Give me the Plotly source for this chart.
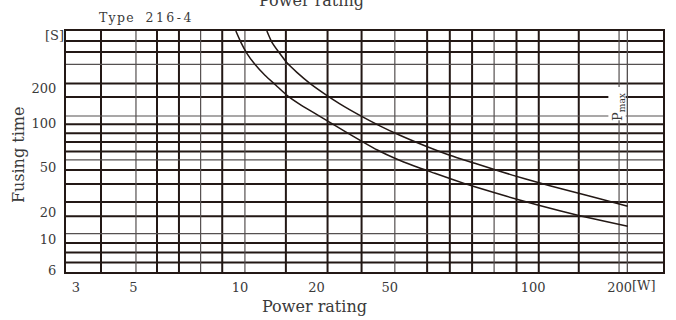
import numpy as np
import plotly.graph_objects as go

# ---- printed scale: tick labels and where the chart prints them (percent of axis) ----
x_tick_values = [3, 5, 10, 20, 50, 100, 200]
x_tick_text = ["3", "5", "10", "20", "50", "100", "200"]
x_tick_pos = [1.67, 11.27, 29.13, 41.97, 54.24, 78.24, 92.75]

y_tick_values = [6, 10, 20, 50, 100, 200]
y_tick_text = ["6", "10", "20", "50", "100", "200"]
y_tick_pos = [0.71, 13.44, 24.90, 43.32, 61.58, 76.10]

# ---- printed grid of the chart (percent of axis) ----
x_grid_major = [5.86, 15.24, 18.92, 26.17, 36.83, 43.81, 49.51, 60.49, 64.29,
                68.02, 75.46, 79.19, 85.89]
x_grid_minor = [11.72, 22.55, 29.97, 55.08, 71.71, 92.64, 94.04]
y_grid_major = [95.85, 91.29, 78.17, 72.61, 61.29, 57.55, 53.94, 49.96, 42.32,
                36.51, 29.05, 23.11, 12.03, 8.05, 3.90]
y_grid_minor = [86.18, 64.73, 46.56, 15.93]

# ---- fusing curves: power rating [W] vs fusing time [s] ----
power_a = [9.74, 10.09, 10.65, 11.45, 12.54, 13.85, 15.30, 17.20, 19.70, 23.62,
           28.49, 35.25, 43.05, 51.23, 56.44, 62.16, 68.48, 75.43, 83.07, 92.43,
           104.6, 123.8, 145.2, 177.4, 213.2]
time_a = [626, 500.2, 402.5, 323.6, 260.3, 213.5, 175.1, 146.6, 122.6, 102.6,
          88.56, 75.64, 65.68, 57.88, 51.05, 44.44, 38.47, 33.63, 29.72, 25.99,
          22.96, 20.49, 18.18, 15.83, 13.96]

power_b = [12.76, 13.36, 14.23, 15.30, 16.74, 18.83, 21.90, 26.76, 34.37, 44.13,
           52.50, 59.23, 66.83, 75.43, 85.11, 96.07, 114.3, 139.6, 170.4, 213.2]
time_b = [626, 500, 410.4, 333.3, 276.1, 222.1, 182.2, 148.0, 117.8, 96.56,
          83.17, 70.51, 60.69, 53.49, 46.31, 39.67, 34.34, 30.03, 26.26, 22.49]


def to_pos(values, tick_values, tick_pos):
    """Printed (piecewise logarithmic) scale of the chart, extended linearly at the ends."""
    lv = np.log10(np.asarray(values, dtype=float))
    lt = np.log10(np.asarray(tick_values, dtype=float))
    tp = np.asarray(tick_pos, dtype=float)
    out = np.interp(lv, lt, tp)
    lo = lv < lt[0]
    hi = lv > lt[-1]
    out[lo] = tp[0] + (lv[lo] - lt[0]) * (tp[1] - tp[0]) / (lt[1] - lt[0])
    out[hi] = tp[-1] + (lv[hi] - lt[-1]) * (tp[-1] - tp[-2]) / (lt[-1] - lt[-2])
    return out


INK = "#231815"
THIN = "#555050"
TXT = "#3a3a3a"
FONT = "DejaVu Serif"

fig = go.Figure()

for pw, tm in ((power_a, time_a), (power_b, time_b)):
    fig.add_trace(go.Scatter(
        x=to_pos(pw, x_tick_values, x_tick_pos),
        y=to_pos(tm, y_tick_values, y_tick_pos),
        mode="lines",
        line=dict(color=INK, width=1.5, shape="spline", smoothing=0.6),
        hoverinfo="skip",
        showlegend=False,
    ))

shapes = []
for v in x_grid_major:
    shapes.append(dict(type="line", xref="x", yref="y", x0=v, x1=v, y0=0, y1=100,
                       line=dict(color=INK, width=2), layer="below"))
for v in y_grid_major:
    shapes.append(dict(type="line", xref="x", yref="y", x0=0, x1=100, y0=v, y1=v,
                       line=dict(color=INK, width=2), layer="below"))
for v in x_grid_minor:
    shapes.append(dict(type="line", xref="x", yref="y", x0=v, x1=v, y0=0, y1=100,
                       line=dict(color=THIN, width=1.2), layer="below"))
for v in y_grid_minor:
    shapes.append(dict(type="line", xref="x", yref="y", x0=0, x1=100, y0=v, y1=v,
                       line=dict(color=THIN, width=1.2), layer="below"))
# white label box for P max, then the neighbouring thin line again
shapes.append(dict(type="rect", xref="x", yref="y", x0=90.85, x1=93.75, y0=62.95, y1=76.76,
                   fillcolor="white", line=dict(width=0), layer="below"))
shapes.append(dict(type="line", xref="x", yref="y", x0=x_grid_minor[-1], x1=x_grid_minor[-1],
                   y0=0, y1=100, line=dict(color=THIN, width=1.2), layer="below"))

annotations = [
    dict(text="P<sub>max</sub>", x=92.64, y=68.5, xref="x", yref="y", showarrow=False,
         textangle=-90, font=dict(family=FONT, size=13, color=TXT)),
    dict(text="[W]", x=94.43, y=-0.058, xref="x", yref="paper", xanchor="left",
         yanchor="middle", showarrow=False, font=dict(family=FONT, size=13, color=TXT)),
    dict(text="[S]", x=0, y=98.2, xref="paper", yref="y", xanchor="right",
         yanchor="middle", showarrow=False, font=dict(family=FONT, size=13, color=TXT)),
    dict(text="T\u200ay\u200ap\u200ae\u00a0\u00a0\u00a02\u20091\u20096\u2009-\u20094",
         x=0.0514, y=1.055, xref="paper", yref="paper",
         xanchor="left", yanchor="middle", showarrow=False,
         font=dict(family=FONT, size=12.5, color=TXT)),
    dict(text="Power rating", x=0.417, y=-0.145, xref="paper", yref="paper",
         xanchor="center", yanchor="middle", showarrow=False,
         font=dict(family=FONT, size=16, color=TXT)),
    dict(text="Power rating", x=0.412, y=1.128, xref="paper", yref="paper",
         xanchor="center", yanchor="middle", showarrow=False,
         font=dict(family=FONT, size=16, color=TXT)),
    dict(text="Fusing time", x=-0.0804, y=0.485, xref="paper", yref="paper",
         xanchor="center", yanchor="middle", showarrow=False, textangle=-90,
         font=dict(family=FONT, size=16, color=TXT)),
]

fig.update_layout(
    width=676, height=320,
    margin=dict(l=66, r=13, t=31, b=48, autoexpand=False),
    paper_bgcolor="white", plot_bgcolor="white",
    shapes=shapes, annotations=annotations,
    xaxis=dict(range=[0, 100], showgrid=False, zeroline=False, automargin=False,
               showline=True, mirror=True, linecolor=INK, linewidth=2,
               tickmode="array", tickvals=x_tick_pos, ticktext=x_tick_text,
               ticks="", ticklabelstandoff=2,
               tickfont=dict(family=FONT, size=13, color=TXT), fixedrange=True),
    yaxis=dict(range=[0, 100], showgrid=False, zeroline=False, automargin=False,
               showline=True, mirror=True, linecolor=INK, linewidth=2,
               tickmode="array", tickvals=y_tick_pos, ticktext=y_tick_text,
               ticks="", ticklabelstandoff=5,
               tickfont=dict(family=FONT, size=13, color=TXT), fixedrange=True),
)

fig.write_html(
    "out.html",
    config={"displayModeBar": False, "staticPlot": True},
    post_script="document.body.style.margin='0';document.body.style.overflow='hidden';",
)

□ □ □ □

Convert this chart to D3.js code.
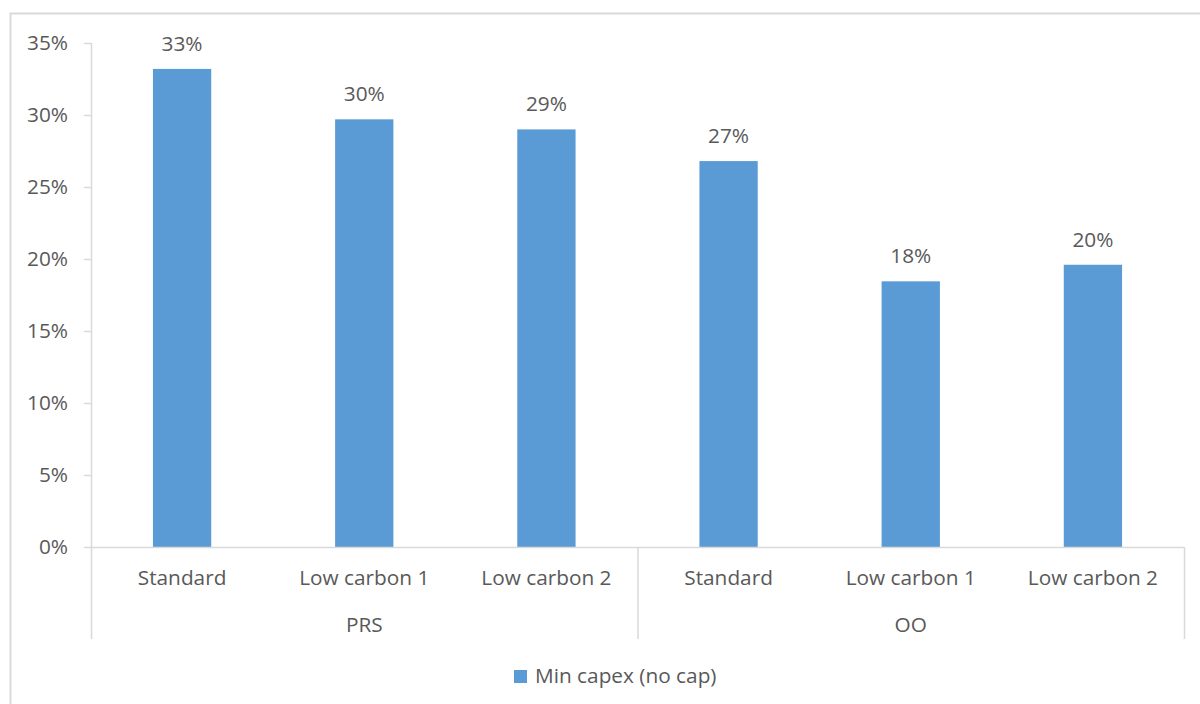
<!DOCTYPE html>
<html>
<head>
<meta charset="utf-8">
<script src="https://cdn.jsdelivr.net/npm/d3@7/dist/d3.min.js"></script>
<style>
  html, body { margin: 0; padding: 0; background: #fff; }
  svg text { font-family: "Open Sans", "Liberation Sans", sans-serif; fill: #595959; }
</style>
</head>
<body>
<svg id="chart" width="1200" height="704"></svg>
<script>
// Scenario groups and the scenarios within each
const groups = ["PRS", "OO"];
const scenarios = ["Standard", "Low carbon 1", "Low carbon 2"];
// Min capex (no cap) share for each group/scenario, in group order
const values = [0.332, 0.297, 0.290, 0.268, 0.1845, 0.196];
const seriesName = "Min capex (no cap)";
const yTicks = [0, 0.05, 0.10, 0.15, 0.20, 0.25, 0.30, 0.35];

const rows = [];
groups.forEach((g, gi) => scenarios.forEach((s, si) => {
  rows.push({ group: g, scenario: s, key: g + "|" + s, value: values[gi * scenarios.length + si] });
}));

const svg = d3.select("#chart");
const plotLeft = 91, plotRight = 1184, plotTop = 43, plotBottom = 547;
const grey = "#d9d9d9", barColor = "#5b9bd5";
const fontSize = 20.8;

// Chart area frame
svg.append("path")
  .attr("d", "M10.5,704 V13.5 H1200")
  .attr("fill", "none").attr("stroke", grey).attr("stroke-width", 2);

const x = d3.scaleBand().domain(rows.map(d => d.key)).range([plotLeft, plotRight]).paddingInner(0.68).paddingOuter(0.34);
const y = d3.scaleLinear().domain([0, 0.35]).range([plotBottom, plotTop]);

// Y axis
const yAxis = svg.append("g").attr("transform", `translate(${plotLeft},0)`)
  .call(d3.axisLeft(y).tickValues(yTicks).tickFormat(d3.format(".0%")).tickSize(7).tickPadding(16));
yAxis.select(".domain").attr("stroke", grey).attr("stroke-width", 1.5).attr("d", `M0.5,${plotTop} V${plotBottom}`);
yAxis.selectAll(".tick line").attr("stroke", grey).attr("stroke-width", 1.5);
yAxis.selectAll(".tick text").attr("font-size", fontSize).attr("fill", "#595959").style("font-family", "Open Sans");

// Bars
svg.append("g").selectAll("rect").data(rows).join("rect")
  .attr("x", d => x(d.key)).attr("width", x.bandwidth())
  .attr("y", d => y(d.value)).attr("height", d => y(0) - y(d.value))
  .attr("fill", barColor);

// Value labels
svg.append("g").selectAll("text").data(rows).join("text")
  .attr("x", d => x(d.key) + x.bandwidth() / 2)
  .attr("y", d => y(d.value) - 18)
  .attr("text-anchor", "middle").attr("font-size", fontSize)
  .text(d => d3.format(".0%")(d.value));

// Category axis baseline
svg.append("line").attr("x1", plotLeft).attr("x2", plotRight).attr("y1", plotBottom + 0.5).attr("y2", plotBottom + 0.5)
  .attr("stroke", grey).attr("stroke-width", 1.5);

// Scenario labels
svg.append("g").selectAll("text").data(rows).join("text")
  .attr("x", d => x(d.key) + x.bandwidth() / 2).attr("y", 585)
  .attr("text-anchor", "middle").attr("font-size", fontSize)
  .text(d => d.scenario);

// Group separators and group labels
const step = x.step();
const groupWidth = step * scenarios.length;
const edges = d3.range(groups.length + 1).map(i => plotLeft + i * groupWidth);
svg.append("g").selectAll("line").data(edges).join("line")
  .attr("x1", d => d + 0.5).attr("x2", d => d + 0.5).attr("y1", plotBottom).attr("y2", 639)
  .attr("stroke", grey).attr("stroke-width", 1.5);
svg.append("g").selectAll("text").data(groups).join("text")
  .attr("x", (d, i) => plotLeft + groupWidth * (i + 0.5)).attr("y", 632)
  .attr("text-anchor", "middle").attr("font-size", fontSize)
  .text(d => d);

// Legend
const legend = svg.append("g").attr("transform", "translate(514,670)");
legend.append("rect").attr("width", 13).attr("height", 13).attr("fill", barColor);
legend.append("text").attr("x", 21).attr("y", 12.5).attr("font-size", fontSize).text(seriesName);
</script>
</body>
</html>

□ □ □ □

■ Job
Do not include pictures. Give again exactly the lines starting at the one with "Give me the Plotly source for this chart." and ending at the one with "import plotly.graph_objects as go", both included.

■ Answer to this task
Give me the Plotly source for this chart.
import numpy as np
import plotly.graph_objects as go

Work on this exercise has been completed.